Re: Ideas for reducing memory copying and zeroing times

Jamie Lokier (jamie@rebellion.co.uk)
Wed, 17 Apr 96 16:27 BST


>>>>> "Robert" == Robert L Krawitz <rlk@tiac.net> writes:

Robert> The best way that I've found (which is twice as fast as
Robert> anything else) is to use the FPU to zero out pages. I get
Robert> 60 MB/sec throughput that way (15000 pages/sec) vs. 30
Robert> MB/sec by any other way. The problem with memory writes
Robert> from the Pentium is that they only go 32 bits at a time
Robert> unless you're flushing a cached line. Since the Pentium
Robert> cache is not write allocate, if you write to an uncached
Robert> location, it writes through to the location.

Everything I've read indicates that the Pentium will pair memory
accesses provided the low-order bits of the addresses are different. I
haven't actually timed any code, of course. :-) Thus you get to access
64 bits per cycle (two 32-bit instructions). The FPU memory
instructions aren't pairable, so they can't do any better than that.
Doesn't this apply to writes, or to writes to uncached locations?

Robert> Actually, I don't think a write allocate cache is very
Robert> effective for memory copy and block zero.
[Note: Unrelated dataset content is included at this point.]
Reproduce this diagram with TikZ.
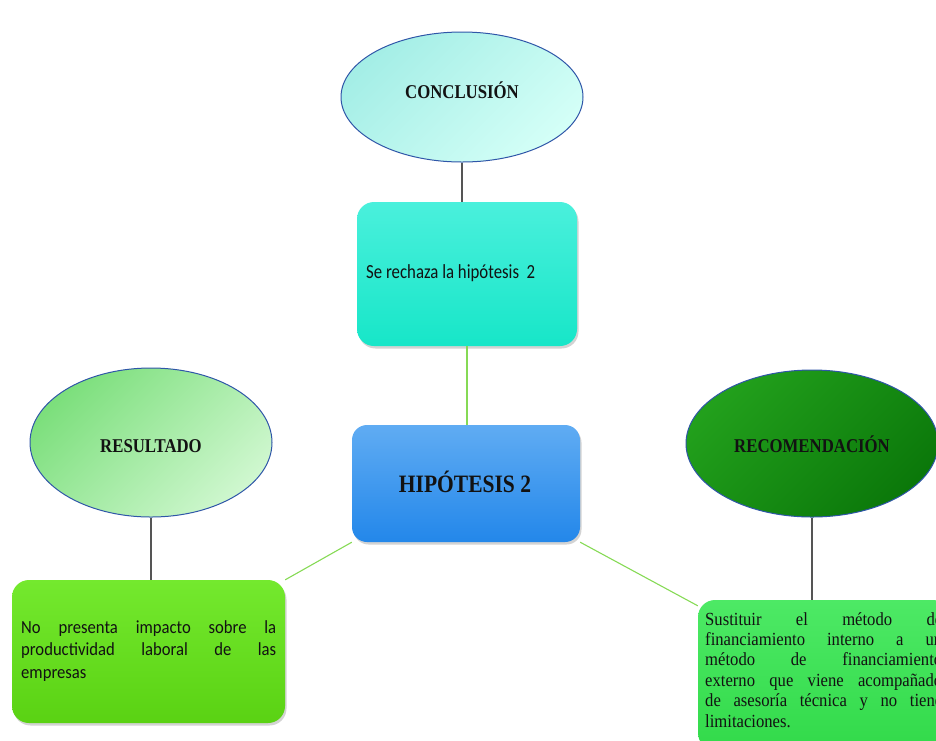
\documentclass[tikz,border=0pt]{standalone}
\usepackage{fontspec}
\setmainfont{Liberation Serif}[FakeStretch=0.9]
\newfontfamily\titlefont{Liberation Serif}[FakeStretch=0.86]
\newfontfamily\bodysans{Carlito}[FakeStretch=0.9]
\newfontfamily\notesans{Carlito}[FakeStretch=0.84]
\usetikzlibrary{shapes.geometric,shadows}

\definecolor{ovalline}{HTML}{2F56A8}
\definecolor{stemgray}{HTML}{555555}
\definecolor{linkgreen}{HTML}{86DA55}
\definecolor{titleink}{HTML}{121212}
\definecolor{concA}{HTML}{A4EEE6}
\definecolor{concB}{HTML}{D4FFF7}
\definecolor{resA}{HTML}{7CDF7C}
\definecolor{resB}{HTML}{CFF7CF}
\definecolor{recA}{HTML}{22A01C}
\definecolor{recB}{HTML}{0B780A}
\definecolor{rejA}{HTML}{4AF0DC}
\definecolor{rejB}{HTML}{17E6C8}
\definecolor{hypA}{HTML}{60ACF3}
\definecolor{hypB}{HTML}{2387EA}
\definecolor{leftA}{HTML}{74E92E}
\definecolor{leftB}{HTML}{5AD213}
\definecolor{rightA}{HTML}{4DE965}
\definecolor{rightB}{HTML}{32DA4A}

\begin{document}
\begin{tikzpicture}[x=1pt,y=-1pt,
  oval/.style={ellipse, draw=ovalline, line width=1pt, inner sep=0pt},
  diag/.style 2 args={top color=#1, bottom color=#2, shading angle=45},
  card/.style={rectangle, rounded corners=17pt, inner sep=0pt,
    drop shadow={opacity=0.35, shadow xshift=1.5pt, shadow yshift=-2.5pt}},
  stem/.style={draw=stemgray, line width=1.1pt},
  link/.style={draw=linkgreen, line width=1.1pt},
  title/.style={font=\titlefont\fontsize{19.5}{22}\selectfont\bfseries, text=titleink, inner sep=0pt, anchor=base},
  bodytext/.style={inner sep=0pt, anchor=base west, align=justify, text=titleink},
]
\useasboundingbox (0,0) rectangle (936,740);
\clip (0,0) rectangle (936,740);

% ellipses
\node[oval, minimum width=242pt, minimum height=130pt, diag={concA}{concB}] (conc) at (462,97) {};
\node[oval, minimum width=242pt, minimum height=149pt, diag={resA}{resB}] (res) at (151,442.5) {};
\node[oval, minimum width=252pt, minimum height=147pt, diag={recA}{recB}] (rec) at (812,443.5) {};

% boxes
\node[card, minimum width=220pt, minimum height=144pt, top color=rejA, bottom color=rejB] (rej) at (467,274) {};
\node[card, rounded corners=15pt, minimum width=228pt, minimum height=117pt, top color=hypA, bottom color=hypB] (hyp) at (466,483.5) {};
\node[card, minimum width=273pt, minimum height=143pt, top color=leftA, bottom color=leftB] (left) at (148.5,651.5) {};
\node[card, minimum width=252pt, minimum height=150pt, top color=rightA, bottom color=rightB] (right) at (824,675) {};

% connectors
\draw[stem] (conc.south) -- (conc.south |- rej.north);
\draw[link] (rej.south) -- (rej.south |- hyp.north);
\draw[stem] (res.south) -- (res.south |- left.north);
\draw[stem] (rec.south) -- (rec.south |- right.north);
\draw[link] (hyp.south west) -- (left.north east);
\draw[link] (hyp.south east) -- ([yshift=-6pt]right.north west);

% labels
\node[title] (concT) at (462,98) {CONCLUSIÓN};
\node[title] (resT) at (151,452) {RESULTADO};
\node[title] (recT) at (812,452) {RECOMENDACIÓN};
\node[title, font=\titlefont\fontsize{25}{28}\selectfont\bfseries] (hypT) at (465,492) {HIPÓTESIS 2};
\node[inner sep=0pt, anchor=base west, text=titleink, font=\notesans\fontsize{20}{24}\selectfont] (rejT) at (366,278) {Se rechaza la hipótesis\ \ 2};

\node[bodytext, text width=255pt, font=\bodysans\fontsize{18.5}{22.5}\selectfont] (leftT) at (21,633)
  {No presenta impacto sobre la\linebreak productividad laboral de las\linebreak empresas};
\node[bodytext, text width=237pt, font=\fontsize{18.5}{20.4}\selectfont] (rightT) at (705,625)
  {Sustituir el método de\linebreak financiamiento interno a un\linebreak método de financiamiento\linebreak externo que viene acompañado\linebreak de asesoría técnica y no tiene\linebreak limitaciones.};
\end{tikzpicture}
\end{document}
The reason is
Robert> that write allocate pulls the data in from main memory,
Robert> which is a waste when copying or clearing memory. Better to
Robert> have a Pentium-type cache and use a 64-bit instruction
Robert> (fistpq or fstd or the like).

That does sound like the best idea so far. It would be preferable to
get a cache-line's worth written using a single, pipelined burst.
Unfortunately, I can't think of any way to make that happen.

Are there any bus-mastering DMA devices that could be persuaded to do
zero-filling without using the CPU? Any PCI thing to do it?

-- Jamie Lokier